The peoples of Wessex, Kent and Mercia had nary Scandinavian within
their lineage, and were they more suspicious of a foreign king; especially the
Cerdic[5]
men of Wessex. Canute’s wise deference to English history, as well as peace he
brought throughout the land (in contrast with the prior reign) won over all
these men in short eventuality to honor him as well they would an Anglo-Saxon
king.
Great Canute was welcoming to English knights into
the ranks of houseguards, the elite of Danish and Norwegian warriors, if only
in small numbers. Learnt they of each other’s ways and so achieved good
discipline and comity between them. Thus, the upper crust of Denmark and of
Anglestead were further knit through feudal and through martial obligation.
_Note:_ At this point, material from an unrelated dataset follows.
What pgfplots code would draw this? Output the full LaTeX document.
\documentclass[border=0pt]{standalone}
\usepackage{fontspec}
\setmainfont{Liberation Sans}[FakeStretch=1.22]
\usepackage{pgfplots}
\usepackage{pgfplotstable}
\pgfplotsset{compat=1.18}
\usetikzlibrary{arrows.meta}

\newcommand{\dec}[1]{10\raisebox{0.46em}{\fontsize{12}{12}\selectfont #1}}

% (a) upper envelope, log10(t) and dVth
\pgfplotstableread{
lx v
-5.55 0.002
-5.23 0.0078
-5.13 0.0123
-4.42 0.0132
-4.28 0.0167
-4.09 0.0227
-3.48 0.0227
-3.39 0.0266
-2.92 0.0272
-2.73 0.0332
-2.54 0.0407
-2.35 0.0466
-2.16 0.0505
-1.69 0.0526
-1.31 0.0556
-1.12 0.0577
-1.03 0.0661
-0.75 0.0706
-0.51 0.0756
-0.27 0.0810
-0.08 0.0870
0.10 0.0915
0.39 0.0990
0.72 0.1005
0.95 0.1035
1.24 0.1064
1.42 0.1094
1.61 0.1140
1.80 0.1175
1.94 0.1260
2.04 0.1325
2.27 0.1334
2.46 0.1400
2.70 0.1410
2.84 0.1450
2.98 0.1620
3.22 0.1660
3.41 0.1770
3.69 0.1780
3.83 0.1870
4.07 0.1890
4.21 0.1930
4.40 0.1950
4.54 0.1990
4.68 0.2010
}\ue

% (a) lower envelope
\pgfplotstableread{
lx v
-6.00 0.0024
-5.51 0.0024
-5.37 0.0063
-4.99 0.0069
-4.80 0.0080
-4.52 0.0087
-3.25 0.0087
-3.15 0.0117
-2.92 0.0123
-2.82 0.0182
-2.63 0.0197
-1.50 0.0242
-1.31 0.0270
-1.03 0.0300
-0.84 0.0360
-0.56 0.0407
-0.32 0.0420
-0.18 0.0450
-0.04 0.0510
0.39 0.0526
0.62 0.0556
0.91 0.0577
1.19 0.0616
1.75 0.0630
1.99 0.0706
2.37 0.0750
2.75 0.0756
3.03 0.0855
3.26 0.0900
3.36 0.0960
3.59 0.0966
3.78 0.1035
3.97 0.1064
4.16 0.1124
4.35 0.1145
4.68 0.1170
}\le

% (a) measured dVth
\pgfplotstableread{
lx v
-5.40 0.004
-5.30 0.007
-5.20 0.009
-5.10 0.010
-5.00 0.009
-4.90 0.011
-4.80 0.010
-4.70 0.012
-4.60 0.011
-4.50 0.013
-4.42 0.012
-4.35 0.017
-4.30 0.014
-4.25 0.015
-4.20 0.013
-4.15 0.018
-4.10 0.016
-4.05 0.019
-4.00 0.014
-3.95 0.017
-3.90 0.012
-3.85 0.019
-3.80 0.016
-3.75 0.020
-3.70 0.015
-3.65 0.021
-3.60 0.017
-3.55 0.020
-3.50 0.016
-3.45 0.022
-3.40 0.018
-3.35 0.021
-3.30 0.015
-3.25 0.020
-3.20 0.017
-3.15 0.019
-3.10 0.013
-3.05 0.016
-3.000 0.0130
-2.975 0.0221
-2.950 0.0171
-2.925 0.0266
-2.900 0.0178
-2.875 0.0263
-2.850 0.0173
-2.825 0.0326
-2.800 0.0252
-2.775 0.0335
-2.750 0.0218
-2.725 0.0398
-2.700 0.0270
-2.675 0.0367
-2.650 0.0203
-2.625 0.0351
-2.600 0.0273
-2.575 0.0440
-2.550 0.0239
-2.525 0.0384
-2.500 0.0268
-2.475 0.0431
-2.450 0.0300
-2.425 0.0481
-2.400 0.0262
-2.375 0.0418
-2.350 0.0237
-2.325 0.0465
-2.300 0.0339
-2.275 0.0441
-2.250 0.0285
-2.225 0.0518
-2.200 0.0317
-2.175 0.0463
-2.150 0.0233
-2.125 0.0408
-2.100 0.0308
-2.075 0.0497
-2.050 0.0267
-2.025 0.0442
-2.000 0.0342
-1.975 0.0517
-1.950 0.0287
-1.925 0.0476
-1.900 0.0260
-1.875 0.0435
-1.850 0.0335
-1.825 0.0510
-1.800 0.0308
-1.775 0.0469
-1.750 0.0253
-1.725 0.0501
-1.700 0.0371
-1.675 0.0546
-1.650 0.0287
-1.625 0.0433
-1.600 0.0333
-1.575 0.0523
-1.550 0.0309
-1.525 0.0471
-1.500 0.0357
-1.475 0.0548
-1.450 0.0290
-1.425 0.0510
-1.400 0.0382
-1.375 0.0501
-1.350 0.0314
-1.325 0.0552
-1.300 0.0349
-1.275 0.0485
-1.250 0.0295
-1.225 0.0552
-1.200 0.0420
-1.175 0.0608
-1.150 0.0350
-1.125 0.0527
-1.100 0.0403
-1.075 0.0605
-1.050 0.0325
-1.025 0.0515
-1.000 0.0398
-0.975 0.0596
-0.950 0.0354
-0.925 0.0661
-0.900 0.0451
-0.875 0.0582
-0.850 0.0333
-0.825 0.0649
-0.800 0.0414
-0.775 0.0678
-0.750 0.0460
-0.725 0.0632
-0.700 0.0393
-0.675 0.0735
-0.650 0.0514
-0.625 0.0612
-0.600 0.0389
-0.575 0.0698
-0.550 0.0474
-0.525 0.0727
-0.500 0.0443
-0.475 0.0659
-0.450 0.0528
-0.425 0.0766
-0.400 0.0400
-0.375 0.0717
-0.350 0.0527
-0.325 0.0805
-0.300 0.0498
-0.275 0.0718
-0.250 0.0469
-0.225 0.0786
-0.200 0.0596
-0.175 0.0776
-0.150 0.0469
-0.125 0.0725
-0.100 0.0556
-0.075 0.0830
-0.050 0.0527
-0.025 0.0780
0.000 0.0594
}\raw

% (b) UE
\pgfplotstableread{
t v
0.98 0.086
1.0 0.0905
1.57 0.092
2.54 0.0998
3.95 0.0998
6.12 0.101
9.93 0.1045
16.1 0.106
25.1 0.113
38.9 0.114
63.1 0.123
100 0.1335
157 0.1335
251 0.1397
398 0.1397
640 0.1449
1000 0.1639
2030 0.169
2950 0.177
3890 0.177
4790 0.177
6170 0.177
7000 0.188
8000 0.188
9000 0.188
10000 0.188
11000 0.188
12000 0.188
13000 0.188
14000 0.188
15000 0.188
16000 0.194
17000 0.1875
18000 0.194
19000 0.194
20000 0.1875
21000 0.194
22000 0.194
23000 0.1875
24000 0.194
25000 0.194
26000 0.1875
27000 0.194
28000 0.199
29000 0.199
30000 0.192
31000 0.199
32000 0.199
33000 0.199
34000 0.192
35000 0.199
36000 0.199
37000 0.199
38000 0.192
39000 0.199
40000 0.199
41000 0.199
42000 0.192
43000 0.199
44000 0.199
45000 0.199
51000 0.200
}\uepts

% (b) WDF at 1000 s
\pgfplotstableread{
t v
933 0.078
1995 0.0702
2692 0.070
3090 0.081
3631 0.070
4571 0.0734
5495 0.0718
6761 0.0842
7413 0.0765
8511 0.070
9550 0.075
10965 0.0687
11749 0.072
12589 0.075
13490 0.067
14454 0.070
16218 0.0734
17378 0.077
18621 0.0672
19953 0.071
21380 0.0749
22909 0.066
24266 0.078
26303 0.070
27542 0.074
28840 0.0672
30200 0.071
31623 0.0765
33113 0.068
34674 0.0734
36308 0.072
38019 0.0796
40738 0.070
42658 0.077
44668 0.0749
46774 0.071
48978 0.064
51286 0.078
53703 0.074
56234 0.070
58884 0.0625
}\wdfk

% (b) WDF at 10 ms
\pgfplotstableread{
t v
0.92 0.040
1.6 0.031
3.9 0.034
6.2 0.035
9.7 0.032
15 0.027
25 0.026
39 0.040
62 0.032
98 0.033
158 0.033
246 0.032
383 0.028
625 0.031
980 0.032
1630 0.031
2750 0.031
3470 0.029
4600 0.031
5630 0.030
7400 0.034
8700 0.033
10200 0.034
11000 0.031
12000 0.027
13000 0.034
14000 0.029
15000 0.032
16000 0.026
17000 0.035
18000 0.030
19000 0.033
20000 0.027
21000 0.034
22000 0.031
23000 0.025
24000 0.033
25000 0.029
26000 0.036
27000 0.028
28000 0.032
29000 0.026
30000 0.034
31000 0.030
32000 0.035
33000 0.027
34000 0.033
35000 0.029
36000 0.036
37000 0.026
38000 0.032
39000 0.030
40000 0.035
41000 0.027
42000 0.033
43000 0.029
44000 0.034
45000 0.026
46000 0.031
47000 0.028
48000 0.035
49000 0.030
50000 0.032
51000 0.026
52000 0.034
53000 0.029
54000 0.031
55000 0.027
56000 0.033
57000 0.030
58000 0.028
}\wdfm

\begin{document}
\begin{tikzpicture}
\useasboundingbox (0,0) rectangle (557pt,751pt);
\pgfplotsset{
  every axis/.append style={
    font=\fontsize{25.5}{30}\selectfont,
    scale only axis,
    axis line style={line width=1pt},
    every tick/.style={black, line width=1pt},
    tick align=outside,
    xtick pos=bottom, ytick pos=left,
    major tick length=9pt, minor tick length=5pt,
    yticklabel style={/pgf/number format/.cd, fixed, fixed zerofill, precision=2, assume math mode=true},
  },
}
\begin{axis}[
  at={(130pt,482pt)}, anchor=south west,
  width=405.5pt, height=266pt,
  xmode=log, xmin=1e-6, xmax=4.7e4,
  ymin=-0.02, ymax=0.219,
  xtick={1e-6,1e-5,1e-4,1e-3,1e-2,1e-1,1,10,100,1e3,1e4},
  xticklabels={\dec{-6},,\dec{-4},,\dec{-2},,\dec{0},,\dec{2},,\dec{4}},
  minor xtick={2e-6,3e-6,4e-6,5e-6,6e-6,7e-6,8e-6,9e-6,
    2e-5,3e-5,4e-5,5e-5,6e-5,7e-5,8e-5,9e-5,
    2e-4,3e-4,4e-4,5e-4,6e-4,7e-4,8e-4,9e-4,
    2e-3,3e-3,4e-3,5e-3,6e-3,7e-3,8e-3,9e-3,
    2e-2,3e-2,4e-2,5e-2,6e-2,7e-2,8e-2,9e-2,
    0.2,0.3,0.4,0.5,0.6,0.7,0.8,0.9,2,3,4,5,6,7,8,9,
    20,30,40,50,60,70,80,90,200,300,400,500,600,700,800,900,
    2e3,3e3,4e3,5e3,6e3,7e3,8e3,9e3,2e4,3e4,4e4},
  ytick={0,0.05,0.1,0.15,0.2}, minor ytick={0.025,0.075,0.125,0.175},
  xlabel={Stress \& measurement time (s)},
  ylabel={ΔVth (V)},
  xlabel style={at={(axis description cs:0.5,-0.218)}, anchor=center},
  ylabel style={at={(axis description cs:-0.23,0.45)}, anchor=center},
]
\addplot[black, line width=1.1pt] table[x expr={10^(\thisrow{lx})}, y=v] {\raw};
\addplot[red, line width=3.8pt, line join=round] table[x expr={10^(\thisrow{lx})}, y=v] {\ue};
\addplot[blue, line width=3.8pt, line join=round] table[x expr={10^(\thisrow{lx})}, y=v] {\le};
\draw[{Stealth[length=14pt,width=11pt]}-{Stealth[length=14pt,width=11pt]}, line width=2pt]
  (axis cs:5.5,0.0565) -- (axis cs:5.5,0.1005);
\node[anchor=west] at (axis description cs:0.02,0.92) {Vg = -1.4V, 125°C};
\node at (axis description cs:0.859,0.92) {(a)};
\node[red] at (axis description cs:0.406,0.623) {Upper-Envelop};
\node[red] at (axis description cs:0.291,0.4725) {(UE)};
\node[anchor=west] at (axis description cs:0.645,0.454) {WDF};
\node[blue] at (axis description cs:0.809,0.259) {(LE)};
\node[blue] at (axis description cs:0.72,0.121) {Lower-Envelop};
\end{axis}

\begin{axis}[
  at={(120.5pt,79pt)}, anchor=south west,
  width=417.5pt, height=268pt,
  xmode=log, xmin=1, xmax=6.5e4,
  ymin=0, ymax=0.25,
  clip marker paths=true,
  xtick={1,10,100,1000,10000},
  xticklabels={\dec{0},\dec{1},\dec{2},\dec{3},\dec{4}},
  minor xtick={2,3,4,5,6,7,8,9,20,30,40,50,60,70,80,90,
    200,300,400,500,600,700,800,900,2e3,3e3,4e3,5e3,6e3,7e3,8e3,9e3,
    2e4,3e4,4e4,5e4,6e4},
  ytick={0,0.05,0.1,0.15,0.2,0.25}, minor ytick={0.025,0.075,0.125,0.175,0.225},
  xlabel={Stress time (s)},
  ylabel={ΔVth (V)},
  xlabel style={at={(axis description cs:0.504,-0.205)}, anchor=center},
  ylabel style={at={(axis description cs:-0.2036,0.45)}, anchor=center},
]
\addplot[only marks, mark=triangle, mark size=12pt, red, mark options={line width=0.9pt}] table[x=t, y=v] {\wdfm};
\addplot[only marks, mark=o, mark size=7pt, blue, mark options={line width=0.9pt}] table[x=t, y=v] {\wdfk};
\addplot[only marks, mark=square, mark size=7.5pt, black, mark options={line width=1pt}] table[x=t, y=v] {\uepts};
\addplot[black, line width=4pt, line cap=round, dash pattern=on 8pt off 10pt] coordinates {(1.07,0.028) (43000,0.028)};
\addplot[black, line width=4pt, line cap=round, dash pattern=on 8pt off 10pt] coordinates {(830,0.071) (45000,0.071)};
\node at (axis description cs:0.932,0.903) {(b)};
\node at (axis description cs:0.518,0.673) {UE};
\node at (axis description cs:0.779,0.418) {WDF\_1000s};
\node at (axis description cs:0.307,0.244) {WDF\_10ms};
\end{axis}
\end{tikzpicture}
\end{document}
Through to this latter day, the knights of England keep the way and armor of
the houseguard of the Danes. Should ever there a battle come to England’s
shores again, these knights attend, and shew the Danish ways.
Canute ensured the safety of the English from the
raids of Viking men, for he controlled the greater part of them. Also did he
split the country four ways, into Earldoms: Wessex, Merciaside, Northumberland,
and then East Anglia.
Swein, his issue primate from his early wife Ælfgifu,
he appointed up to serve as ruler over Norway in 1026. An afterthought. Put he
plain Ælfgifu there in charge as well for she had shown the wit of men she
paced ere in the East, and granted to her powers of a King; a Steward of the
land she was to be. Swein, the son, he aged twelve, was regent. Ælfgifu, the head
of state. In ’28, their conquest over Norway was complete (although dependent
on the Jarls of Lade as well you may remember say’d.)
In sidewise, let us mark that Sweyn’s harsh rule
upon this Norway and the Ladesmen in particular was marked by harsh taxation,
as the skalds of that grim time do say:
Ælfgifu's
time
long will
the young man remember,
when they at
home ate ox's food,
and like the
goats, ate rind.[6]
[1]
An English town. It is unknown exactly where it lay; likely in Essex, Northeast
of London.
[2]
Shirt-tail cousin: relative by custom, not blood.
[3]
Primitive Germanic for “top of the body” or “top of a slope;” also “chieftain.”
In Old Norse, the word is hofuð.
[4]
Hegemony.
[5]
The ruling family of Wessex was the Cerdicingas clan.
[6]
A verse by her Icelandic contemporary, Sigvatr Þórðarso.